Après le 7 octobre, de nombreux Arabes israéliens qui se sentaient parfaitement intégrés dans la société ont soudain été regardés avec suspicion. « La guerre a accentué la séparation et la discrimination. Les Palestiniens de Galilée se sentaient autrefois comme des Israéliens, mais maintenant ils se sentent comme des citoyens de seconde zone. Ils ont besoin d’un endroit pour renforcer leur identité. Leur identité chrétienne est faible et leur identité nationale est confuse, ils ne peuvent pas dire qu’ils sont Palestiniens ni dire qu’ils sont Israéliens après ce qui s’est passé », dit le père Jonny.
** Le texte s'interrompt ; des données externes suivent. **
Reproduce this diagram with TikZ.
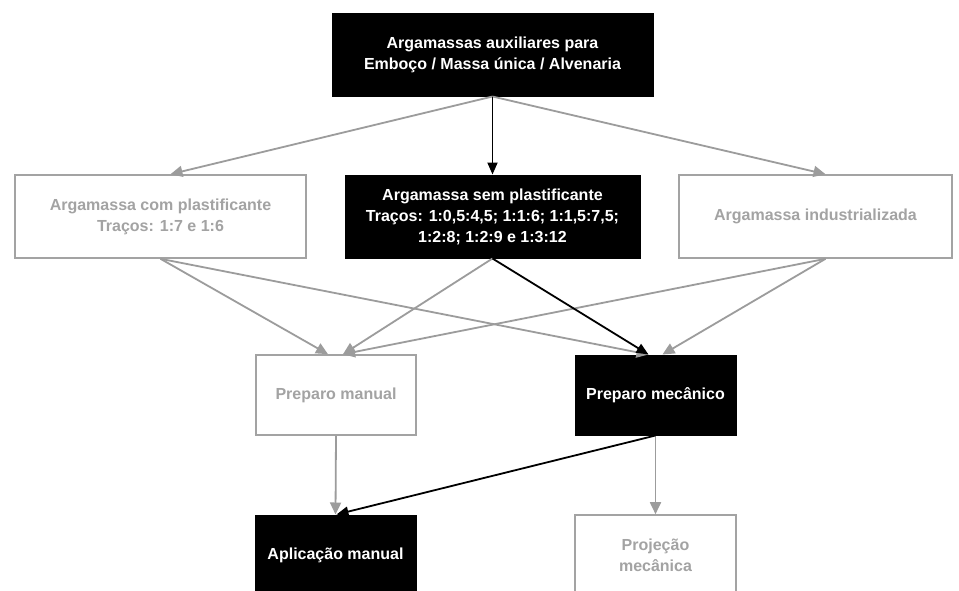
\documentclass[tikz,border=0pt]{standalone}
\usepackage{fontspec}
\setmainfont{Liberation Sans}
\usepackage{tikz}
\usetikzlibrary{arrows.meta,positioning,calc}
\definecolor{boxgray}{HTML}{A3A3A3}
\definecolor{linegray}{HTML}{9C9C9C}
\tikzstyle{graybox}=[draw=boxgray,line width=1.6pt,fill=white,text=boxgray,
  inner sep=0pt,align=center,font=\bfseries\fontsize{16}{21}\selectfont]
\tikzstyle{blackbox}=[draw=black,line width=1pt,fill=black,text=white,
  inner sep=0pt,align=center,font=\bfseries\fontsize{16}{21}\selectfont]
\tikzstyle{grayarrow}=[draw=linegray,line width=1.8pt,-{Triangle[length=12pt,width=11pt]}]
\tikzstyle{blackarrow}=[draw=black,line width=1.8pt,-{Triangle[length=12pt,width=10pt]}]

\begin{document}
\begin{tikzpicture}[x=1pt,y=-1pt]
    \clip (0,0) rectangle (959,590);
    \fill[white] (0,0) rectangle (959,590);

          \node[blackbox,minimum width=321pt,minimum height=83pt] (aux)   at (492.5,54.5) {Argamassas auxiliares para\\Emboço / Massa única / Alvenaria};
          \node[graybox,minimum width=291pt,minimum height=83pt]  (com)   at (160.5,216.5) {Argamassa com plastificante\\Traços: 1:7 e 1:6};
          \node[blackbox,minimum width=295pt,minimum height=83pt] (sem)   at (492.5,216.5) {Argamassa sem plastificante\\Traços: 1:0,5:4,5; 1:1:6; 1:1,5:7,5;\\1:2:8; 1:2:9 e 1:3:12};
          \node[graybox,minimum width=273pt,minimum height=83pt]  (ind)   at (815.5,216.5) {Argamassa industrializada};
          \node[graybox,minimum width=160pt,minimum height=80pt]  (pman)  at (336,395)   {Preparo manual};
          \node[blackbox,minimum width=161pt,minimum height=80pt] (pmec)  at (655.5,395) {Preparo mecânico};
          \node[blackbox,minimum width=161pt,minimum height=80pt] (aplic) at (335.5,555) {Aplicação manual};
          \node[graybox,minimum width=161pt,minimum height=80pt]  (proj)  at (655.5,555) {Projeção\\mecânica};

          % gray connectors
          \draw[grayarrow] (aux.south) -- ([xshift=10pt]com.north);
          \draw[grayarrow] (aux.south) -- ([xshift=10pt]ind.north);
          \draw[grayarrow] (com.south) -- ([xshift=-8pt]pman.north);
          \draw[grayarrow] (com.south) -- ([xshift=-7pt]pmec.north);
          \draw[grayarrow] (sem.south) -- ([xshift=7pt]pman.north);
          \draw[grayarrow] ([xshift=10pt]ind.south) -- ([xshift=7pt]pman.north);
          \draw[grayarrow] ([xshift=10pt]ind.south) -- ([xshift=7pt]pmec.north);
          \draw[grayarrow] (pman.south) -- (aplic.north);
          \draw[grayarrow] (pmec.south) -- (proj.north);

          % black connectors
          \draw[blackarrow] (aux.south) -- (sem.north);
          \draw[blackarrow] (sem.south) -- ([xshift=-7pt]pmec.north);
          \draw[blackarrow] (pmec.south) -- ([xshift=1pt]aplic.north);
\end{tikzpicture}
\end{document}
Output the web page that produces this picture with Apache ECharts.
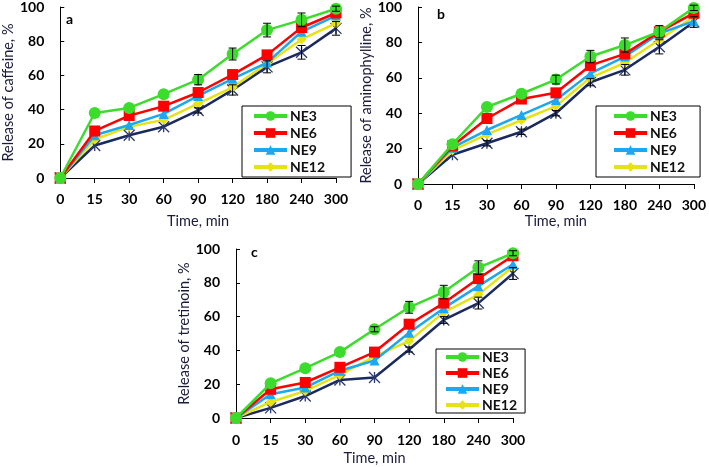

La crise d’identité est un problème grave, explique le père Twal. « Ils ne sont pas considérés comme des Israéliens par les Juifs, mais ils ne sont pas non plus considérés comme pleinement des Palestiniens par les Arabes de Cisjordanie. Ils mélangent l’hébreu et l’arabe dans la même phrase et les gens de Cisjordanie ne semblent pas reconnaître qu’ils ont des identités et des défis différents. »
Ceux qui se sentent à leur place, mais qui ne sont pas Israéliens
Si pour certains, le problème est de ne pas se sentir partie prenante du pays auquel on appartient, pour d’autres, le problème est de ne pas appartenir au pays dont on se sent partie prenante.
La loi israélienne est très restrictive en ce qui concerne l’octroi de la citoyenneté aux étrangers non juifs, y compris ceux qui sont nés dans le pays, comme les enfants d’immigrants et de demandeurs d’asile, y compris de nombreux chrétiens. « Culturellement, ils sont 100 % israéliens. Ils parlent hébreu, ils s’habillent à la manière israélienne, ils écoutent de la musique israélienne, ils soutiennent les clubs sportifs israéliens », explique le père Piotr Zelazko, vicaire patriarcal du vicariat de Saint-Jacques, qui s’occupe de la petite communauté catholique de langue hébraïque en Israël.
L’Aide à l’Église en Détresse (AED) a rendu visite au père Piotr dans le cadre d’un camp d’été pour les enfants de migrants et de demandeurs d’asile, soutenu par la fondation. Ces camps sont essentiels pour garder les jeunes fermes dans leur foi, explique sœur Gabriele Penka, l’administratrice du vicariat. « Ils vivent dans la société israélo-juive, il est donc très difficile pour les jeunes de s’en tenir à leur identité chrétienne, de garder la foi et de rester membres de la communauté catholique. »
« Pour la première fois, nous avons des jeunes de 18 ans, qui n’ont pas de statut légal. Il est arrivé dans le passé qu’Israël leur accorde la résidence permanente afin qu’ils puissent ensuite faire leur service militaire, comme les autres Israéliens, mais pour le moment, ce n’est pas possible ; alors nous essayons de voir quelles options ces jeunes ont pour leur avenir. Il y a toujours un risque qu’ils soient arrêtés et expulsés », explique sœur Gabriele.
Le père Piotr décrit comment les enfants guettent toujours les raids des autorités de l’immigration. « Ceux-ci se produisent généralement pendant les vacances, parce que lorsqu’ils sont à l’école, leurs amis et leurs enseignants israéliens les défendent. Mais en été, vous pouvez vous débarrasser des enfants, donc ils disparaissent et il n’y a personne pour protester », dit-il.
Dans le passé, le gouvernement israélien a permis aux enfants d’immigrants d’entrer dans l’armée en échange de la citoyenneté. « Lorsque la guerre a commencé, nous pensions que le gouvernement conclurait qu’il avait besoin d’eux, mais non. Il est plus important pour certains politiciens de ‘ garder Israël pur ’. Ils utilisent vraiment ce langage, c’est douloureux à entendre », dit le père Piotr.
Après les attentats du 7 octobre et le début de la guerre, l’Aide à l’Église en Détresse (AED) a renforcé son soutien aux chrétiens de Terre sainte. Sachant que sans les jeunes, il n’y aura pas d’avenir pour la communauté chrétienne sur la terre de Jésus, l’oeuvre pontificale a donné la priorité au soutien des initiatives qui contribuent à donner de l’espoir à cette population, par l’éducation et la création d’emplois, ou simplement en les aidant à renforcer leur identité par la formation à la foi.